School Committees

Dear Editor,

            As I reviewed meeting minutes of our various school committees over the past few months, I discovered something troubling: our school committees do not like to answer questions.

            I noticed that over the course of the last couple of years that each school committee had gone through the process of accepting and formally voting to approve many donations of non-monetary items: notebooks, tissues, Easter eggs, bug spray, masks, piping plover books.

            But curiously, there were no approvals for hundreds of books donated by the group Tri-Town Against Racism (TTAR).

            Thinking that the minutes containing the approvals for these books must be somewhere not available online, I asked to be provided copies of those minutes.

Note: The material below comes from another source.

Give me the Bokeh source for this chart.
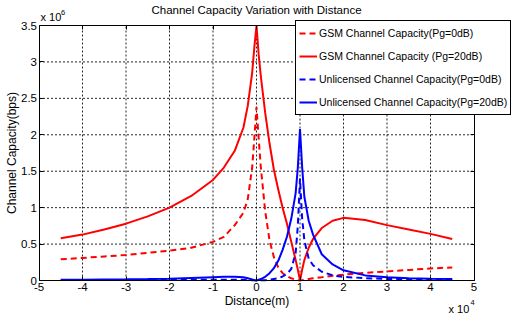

I did not receive a response. After many follow-ups and a meeting with the Superintendent, I learned that while a January 2022 Marion School Committee meeting approved a single donation of 25 books from TTAR, there are no other records of donations from the group.

            Why did this one donation need to be approved by committee while other donations did not? Why are there inconsistencies?

            It’s all very confusing, and the district’s refusal to be transparent is only making matters worse.

            My OML (Open Meeting Law) complaint for the donation violation was an effort to pressure a response from the district. And what was their response? To pay a costly, taxpayer-funded lawyer to tell the community that they refuse to answer any questions.

            Whatever happened to openness and transparency?

            As a concerned parent and taxpayer, this is not acceptable to me, and I hope that you agree.